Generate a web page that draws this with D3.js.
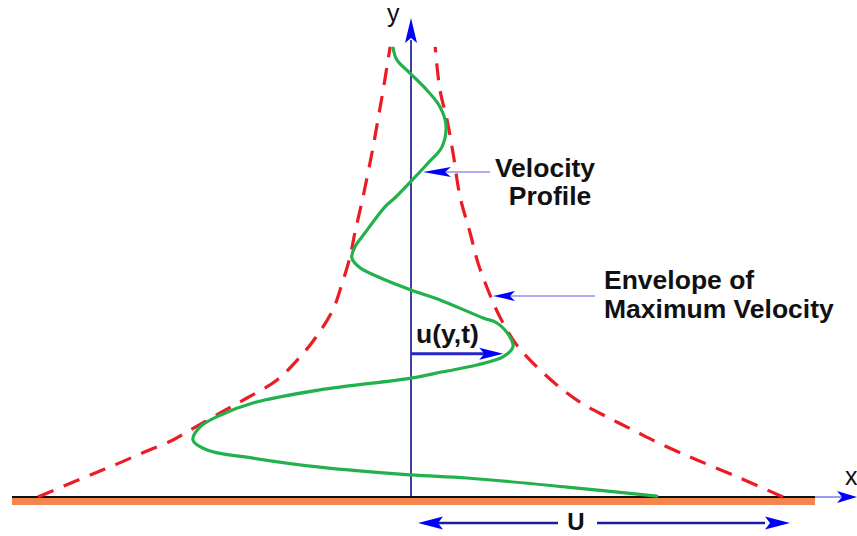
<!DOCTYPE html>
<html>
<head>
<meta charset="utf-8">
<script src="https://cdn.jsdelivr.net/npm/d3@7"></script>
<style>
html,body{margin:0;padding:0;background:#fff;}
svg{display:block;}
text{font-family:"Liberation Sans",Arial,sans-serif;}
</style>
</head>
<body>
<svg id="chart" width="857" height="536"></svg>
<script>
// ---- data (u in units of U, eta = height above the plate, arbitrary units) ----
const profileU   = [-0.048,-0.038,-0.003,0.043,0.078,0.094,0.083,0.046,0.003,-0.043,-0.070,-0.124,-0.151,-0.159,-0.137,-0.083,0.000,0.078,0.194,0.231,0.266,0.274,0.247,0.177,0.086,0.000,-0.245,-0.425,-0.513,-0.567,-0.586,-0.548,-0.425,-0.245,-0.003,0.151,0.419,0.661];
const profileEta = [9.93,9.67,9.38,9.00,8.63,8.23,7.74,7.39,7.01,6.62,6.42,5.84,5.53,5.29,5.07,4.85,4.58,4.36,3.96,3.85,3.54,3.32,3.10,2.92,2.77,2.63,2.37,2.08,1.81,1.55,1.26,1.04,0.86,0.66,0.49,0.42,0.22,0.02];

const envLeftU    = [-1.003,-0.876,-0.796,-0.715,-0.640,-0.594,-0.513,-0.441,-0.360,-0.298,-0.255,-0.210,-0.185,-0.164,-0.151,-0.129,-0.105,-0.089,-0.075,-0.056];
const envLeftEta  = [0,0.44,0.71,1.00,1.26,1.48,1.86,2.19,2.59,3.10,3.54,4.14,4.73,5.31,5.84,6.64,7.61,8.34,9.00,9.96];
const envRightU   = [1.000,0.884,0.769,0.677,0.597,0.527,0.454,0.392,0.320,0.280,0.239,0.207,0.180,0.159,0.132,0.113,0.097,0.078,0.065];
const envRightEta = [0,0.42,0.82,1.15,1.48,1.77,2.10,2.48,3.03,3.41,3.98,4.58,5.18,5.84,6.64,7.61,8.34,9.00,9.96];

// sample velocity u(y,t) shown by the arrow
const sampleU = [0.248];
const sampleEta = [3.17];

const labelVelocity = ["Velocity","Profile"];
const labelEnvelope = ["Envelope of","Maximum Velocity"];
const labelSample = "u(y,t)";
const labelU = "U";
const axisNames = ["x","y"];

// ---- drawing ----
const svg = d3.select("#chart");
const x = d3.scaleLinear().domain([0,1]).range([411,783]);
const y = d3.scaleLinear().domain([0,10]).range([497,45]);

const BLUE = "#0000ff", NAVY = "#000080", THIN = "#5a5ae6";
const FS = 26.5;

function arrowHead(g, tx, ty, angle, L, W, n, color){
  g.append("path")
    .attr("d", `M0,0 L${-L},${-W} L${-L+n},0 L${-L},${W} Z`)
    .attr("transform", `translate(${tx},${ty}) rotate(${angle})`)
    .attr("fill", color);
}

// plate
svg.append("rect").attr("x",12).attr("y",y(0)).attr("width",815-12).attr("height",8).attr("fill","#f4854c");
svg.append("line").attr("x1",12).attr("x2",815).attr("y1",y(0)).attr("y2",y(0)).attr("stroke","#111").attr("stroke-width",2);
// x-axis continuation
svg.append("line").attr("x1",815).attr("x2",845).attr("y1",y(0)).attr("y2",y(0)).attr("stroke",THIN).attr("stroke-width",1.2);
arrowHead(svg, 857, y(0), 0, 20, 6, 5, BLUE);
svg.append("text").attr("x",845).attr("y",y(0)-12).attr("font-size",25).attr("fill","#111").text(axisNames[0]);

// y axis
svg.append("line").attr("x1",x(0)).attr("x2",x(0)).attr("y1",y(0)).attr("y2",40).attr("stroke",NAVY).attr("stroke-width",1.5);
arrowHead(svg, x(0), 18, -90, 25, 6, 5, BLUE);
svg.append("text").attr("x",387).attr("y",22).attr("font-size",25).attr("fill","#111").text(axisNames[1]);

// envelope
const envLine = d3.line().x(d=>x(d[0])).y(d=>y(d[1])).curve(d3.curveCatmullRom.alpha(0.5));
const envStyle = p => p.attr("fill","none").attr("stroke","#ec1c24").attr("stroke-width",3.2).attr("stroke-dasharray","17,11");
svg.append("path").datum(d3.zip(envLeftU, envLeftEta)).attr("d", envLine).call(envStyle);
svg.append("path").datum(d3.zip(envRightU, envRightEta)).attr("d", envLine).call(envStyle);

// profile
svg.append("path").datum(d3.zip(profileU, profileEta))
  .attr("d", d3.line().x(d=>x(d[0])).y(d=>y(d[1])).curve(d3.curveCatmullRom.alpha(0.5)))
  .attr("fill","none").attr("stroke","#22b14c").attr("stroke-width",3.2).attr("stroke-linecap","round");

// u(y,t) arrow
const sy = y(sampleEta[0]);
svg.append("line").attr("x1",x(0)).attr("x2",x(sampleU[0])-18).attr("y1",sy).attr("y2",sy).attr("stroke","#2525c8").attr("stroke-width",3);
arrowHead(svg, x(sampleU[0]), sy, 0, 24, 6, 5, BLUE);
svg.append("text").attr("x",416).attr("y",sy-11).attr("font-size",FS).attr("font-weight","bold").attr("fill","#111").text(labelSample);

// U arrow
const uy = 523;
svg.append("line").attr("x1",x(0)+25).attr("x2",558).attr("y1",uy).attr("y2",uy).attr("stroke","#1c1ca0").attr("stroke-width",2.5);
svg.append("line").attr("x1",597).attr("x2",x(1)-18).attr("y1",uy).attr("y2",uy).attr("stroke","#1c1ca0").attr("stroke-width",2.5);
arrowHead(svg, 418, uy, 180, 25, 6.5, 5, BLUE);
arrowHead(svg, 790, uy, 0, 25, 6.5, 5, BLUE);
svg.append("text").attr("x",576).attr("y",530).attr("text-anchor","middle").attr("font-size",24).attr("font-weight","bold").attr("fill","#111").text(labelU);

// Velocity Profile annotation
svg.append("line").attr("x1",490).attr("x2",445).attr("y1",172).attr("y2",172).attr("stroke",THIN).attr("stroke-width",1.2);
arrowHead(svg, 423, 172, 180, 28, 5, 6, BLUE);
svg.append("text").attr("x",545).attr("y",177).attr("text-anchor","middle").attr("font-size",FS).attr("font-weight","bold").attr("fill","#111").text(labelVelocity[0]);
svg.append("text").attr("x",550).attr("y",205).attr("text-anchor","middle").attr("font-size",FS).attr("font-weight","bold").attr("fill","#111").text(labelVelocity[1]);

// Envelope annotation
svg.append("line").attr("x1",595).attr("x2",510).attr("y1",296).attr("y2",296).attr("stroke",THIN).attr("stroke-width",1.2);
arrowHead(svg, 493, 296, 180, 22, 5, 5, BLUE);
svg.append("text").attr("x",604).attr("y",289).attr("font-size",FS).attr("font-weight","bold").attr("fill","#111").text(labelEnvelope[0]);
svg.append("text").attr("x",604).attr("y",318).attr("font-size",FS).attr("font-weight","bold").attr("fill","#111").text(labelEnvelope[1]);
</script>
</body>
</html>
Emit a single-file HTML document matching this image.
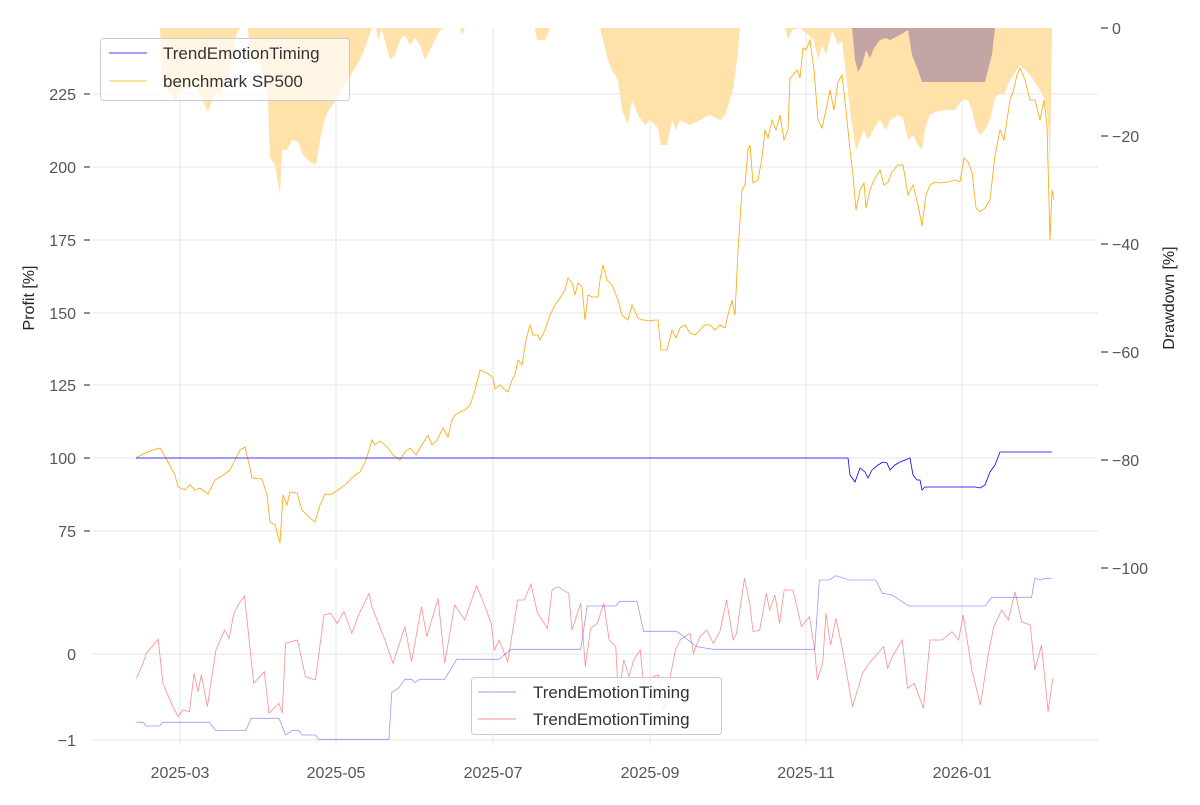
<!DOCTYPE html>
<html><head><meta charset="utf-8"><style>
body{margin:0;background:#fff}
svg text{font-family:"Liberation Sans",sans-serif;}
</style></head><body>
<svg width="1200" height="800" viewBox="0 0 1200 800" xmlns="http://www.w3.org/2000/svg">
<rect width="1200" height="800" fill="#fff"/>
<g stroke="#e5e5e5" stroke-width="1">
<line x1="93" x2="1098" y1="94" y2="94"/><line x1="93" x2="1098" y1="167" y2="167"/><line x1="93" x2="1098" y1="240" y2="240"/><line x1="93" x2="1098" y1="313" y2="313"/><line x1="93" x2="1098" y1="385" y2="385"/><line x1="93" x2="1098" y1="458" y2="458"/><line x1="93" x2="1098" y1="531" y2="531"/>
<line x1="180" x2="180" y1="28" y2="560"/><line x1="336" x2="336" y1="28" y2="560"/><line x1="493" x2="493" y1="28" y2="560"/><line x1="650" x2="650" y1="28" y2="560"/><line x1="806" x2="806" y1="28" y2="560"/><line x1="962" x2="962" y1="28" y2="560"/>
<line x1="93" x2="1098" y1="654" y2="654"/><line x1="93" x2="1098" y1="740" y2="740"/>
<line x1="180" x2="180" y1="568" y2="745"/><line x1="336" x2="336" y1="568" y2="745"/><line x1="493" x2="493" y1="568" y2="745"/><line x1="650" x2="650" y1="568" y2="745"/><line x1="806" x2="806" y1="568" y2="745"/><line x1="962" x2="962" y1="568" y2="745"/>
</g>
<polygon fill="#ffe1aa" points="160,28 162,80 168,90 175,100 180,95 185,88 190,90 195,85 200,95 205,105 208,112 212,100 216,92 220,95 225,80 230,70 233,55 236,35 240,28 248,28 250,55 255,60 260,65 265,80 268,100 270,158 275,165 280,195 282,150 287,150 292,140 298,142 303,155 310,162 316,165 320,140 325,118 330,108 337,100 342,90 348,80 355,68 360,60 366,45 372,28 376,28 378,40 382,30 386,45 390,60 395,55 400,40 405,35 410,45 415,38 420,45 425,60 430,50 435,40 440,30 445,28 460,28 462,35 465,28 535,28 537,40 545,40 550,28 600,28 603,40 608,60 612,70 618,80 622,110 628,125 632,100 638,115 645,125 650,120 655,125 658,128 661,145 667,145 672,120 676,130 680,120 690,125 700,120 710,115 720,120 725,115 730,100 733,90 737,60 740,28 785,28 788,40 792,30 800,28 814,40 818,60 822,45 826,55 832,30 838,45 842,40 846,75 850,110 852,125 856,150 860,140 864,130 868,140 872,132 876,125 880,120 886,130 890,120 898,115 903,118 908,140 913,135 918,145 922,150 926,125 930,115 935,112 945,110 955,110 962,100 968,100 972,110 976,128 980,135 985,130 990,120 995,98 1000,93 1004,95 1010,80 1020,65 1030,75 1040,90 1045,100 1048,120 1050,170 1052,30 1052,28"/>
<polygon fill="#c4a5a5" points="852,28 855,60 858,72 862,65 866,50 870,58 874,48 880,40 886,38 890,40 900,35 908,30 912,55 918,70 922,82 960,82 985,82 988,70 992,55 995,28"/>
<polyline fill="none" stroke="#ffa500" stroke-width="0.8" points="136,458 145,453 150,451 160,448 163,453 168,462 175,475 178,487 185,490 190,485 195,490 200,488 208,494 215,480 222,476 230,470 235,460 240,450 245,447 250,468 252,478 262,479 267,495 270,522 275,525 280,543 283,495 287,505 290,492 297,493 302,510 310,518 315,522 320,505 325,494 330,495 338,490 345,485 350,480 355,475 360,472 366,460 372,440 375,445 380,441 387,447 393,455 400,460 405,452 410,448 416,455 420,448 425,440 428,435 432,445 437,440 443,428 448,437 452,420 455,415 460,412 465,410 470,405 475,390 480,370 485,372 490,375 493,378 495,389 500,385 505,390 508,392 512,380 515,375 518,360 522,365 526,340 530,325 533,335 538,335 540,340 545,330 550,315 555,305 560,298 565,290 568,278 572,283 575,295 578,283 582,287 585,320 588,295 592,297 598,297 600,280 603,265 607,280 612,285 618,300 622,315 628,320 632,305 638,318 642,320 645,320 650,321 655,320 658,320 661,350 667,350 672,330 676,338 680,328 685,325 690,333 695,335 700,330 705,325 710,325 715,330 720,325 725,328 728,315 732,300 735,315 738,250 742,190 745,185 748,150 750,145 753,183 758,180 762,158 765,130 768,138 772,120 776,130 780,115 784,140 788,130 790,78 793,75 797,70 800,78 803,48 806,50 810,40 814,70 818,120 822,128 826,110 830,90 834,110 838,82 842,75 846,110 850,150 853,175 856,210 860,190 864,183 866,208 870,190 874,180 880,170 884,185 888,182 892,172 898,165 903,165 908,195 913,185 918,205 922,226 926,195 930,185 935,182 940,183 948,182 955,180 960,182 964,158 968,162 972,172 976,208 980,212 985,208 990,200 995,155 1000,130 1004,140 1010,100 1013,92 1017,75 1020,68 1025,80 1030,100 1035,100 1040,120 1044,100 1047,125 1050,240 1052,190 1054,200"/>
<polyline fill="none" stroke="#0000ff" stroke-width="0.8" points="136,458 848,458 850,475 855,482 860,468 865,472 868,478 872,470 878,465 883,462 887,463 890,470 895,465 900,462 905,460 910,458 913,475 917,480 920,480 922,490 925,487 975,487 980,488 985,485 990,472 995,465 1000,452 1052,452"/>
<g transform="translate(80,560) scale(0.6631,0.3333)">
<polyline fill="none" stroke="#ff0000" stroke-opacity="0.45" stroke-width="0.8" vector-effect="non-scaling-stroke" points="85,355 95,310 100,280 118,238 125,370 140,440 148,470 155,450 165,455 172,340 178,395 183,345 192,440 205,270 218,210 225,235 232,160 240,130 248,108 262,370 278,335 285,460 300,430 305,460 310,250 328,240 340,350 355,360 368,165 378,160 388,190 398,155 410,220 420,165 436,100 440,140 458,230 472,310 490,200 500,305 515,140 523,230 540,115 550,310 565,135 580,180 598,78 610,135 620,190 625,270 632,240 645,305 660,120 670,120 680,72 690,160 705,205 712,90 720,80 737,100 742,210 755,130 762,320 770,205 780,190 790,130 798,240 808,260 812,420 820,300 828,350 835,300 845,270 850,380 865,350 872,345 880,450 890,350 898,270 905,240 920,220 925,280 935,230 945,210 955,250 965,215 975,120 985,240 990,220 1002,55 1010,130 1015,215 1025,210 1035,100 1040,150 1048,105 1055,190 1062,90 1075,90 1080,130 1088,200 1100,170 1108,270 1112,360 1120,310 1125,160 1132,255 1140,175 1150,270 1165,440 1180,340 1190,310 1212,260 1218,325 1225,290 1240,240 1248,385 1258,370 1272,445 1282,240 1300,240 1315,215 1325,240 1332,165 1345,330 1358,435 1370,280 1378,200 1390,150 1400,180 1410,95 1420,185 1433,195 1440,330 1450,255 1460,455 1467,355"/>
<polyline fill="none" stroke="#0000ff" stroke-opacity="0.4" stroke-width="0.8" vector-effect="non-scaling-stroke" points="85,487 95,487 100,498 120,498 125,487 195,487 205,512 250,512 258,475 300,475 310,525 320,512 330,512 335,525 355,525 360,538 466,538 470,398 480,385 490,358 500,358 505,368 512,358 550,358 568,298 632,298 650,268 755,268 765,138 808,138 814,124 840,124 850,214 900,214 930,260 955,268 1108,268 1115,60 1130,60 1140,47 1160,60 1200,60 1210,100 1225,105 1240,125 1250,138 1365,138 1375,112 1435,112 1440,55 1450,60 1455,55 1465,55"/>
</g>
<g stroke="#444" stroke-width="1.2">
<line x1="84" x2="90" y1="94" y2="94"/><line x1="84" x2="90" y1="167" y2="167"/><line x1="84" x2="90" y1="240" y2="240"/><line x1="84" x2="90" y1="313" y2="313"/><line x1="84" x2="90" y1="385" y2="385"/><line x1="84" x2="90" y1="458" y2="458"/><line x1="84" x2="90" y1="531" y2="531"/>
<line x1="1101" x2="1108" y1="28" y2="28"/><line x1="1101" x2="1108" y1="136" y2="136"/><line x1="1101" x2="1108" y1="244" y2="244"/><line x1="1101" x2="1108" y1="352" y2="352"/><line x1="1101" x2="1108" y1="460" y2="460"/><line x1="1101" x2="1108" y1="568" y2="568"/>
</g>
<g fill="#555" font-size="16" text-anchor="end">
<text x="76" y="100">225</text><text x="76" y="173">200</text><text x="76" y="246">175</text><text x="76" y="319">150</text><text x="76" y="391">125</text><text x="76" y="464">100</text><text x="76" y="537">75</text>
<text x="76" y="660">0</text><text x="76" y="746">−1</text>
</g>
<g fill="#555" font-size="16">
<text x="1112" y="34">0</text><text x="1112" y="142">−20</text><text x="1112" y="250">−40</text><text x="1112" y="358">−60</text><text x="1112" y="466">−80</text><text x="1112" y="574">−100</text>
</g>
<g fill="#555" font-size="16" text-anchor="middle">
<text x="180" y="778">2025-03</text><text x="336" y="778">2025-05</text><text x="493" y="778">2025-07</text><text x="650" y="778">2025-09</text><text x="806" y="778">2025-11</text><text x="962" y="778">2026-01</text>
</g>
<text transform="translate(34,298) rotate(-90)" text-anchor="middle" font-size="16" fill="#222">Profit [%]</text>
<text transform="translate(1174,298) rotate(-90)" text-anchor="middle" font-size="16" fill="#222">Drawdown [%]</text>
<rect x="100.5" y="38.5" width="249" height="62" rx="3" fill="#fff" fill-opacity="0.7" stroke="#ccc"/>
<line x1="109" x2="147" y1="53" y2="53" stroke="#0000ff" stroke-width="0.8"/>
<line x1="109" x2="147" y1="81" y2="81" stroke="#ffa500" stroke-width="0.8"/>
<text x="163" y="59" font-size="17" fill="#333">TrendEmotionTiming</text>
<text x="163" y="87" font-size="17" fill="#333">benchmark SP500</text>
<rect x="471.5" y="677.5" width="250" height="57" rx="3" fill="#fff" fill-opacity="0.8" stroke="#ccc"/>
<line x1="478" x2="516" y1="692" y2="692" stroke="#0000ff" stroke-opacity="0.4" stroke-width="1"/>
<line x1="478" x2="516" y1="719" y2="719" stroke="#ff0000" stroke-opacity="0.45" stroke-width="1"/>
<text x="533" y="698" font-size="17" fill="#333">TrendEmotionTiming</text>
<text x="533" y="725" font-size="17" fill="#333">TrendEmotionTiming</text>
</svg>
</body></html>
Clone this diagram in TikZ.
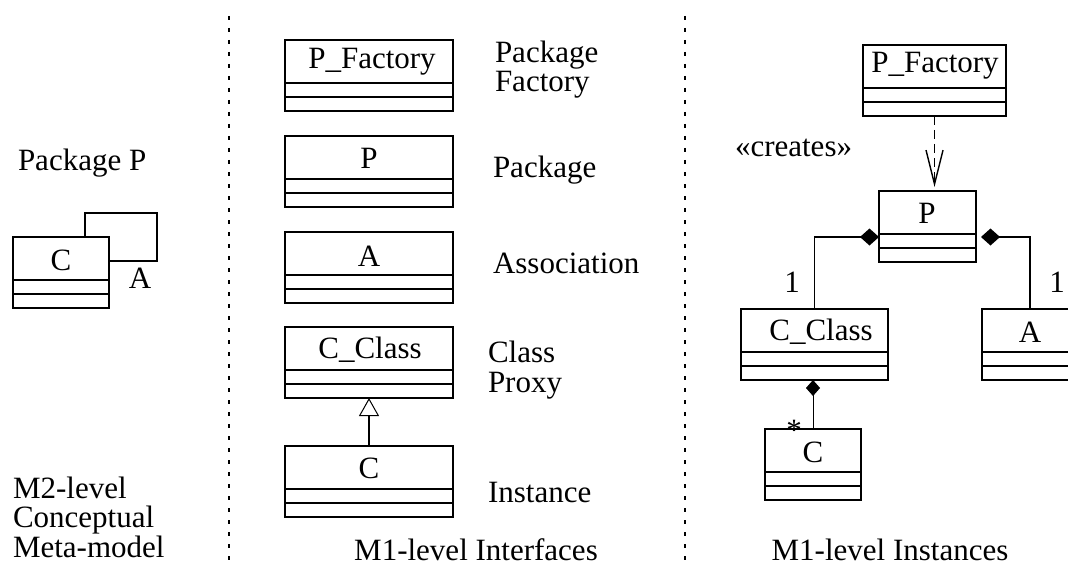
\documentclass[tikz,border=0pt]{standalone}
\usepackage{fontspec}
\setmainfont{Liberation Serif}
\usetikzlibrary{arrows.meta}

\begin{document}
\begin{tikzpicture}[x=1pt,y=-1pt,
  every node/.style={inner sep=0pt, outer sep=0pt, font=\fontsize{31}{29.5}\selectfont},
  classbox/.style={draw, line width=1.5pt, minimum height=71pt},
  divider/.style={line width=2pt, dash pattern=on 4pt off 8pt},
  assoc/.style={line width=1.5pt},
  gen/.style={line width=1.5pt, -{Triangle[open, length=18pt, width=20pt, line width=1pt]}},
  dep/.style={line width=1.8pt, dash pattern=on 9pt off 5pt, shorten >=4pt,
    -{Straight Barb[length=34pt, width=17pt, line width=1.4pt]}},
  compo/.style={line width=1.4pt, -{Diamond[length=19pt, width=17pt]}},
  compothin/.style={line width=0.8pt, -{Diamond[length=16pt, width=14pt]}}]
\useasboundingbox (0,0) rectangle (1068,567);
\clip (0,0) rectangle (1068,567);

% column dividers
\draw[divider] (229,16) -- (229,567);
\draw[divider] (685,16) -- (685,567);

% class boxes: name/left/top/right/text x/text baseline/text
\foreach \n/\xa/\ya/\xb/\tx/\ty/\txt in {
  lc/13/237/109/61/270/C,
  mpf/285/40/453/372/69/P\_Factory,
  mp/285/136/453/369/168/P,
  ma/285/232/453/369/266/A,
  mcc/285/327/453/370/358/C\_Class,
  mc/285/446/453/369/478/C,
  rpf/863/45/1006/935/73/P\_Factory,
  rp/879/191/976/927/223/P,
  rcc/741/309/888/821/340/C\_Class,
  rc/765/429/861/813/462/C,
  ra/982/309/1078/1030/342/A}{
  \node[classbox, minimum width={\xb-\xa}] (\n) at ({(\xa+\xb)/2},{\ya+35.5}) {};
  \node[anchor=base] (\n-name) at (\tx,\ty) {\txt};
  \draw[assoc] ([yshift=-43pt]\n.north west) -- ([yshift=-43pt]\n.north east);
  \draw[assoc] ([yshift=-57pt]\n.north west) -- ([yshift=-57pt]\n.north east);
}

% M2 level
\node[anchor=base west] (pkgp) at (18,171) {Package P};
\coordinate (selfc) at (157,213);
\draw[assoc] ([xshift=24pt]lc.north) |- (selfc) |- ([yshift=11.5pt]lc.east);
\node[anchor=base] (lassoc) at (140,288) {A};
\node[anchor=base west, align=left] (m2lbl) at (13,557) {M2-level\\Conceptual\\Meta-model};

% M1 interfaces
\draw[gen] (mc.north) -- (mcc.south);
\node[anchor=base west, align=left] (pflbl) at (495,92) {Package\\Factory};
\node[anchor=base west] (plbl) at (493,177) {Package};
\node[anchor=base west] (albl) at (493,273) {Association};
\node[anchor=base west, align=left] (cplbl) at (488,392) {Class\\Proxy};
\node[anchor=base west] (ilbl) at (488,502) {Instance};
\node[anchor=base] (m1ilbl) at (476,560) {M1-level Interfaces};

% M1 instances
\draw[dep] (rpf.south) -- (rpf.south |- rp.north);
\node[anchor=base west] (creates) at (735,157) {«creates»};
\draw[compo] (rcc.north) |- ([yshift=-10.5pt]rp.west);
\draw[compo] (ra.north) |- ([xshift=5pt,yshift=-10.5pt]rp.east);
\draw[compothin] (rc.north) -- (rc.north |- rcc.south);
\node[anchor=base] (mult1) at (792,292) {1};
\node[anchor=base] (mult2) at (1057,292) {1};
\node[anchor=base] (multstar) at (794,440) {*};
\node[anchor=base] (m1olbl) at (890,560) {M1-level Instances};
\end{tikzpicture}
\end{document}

········

Set down word for word the lines from the first entry through the line with "const sampleEta = [3.17];", both included, omitting pictures.

Generate a web page that draws this with D3.js.
<!DOCTYPE html>
<html>
<head>
<meta charset="utf-8">
<script src="https://cdn.jsdelivr.net/npm/d3@7"></script>
<style>
html,body{margin:0;padding:0;background:#fff;}
svg{display:block;}
text{font-family:"Liberation Sans",Arial,sans-serif;}
</style>
</head>
<body>
<svg id="chart" width="857" height="536"></svg>
<script>
// ---- data (u in units of U, eta = height above the plate, arbitrary units) ----
const profileU   = [-0.048,-0.038,-0.003,0.043,0.078,0.094,0.083,0.046,0.003,-0.043,-0.070,-0.124,-0.151,-0.159,-0.137,-0.083,0.000,0.078,0.194,0.231,0.266,0.274,0.247,0.177,0.086,0.000,-0.245,-0.425,-0.513,-0.567,-0.586,-0.548,-0.425,-0.245,-0.003,0.151,0.419,0.661];
const profileEta = [9.93,9.67,9.38,9.00,8.63,8.23,7.74,7.39,7.01,6.62,6.42,5.84,5.53,5.29,5.07,4.85,4.58,4.36,3.96,3.85,3.54,3.32,3.10,2.92,2.77,2.63,2.37,2.08,1.81,1.55,1.26,1.04,0.86,0.66,0.49,0.42,0.22,0.02];

const envLeftU    = [-1.003,-0.876,-0.796,-0.715,-0.640,-0.594,-0.513,-0.441,-0.360,-0.298,-0.255,-0.210,-0.185,-0.164,-0.151,-0.129,-0.105,-0.089,-0.075,-0.056];
const envLeftEta  = [0,0.44,0.71,1.00,1.26,1.48,1.86,2.19,2.59,3.10,3.54,4.14,4.73,5.31,5.84,6.64,7.61,8.34,9.00,9.96];
const envRightU   = [1.000,0.884,0.769,0.677,0.597,0.527,0.454,0.392,0.320,0.280,0.239,0.207,0.180,0.159,0.132,0.113,0.097,0.078,0.065];
const envRightEta = [0,0.42,0.82,1.15,1.48,1.77,2.10,2.48,3.03,3.41,3.98,4.58,5.18,5.84,6.64,7.61,8.34,9.00,9.96];

// sample velocity u(y,t) shown by the arrow
const sampleU = [0.248];
const sampleEta = [3.17];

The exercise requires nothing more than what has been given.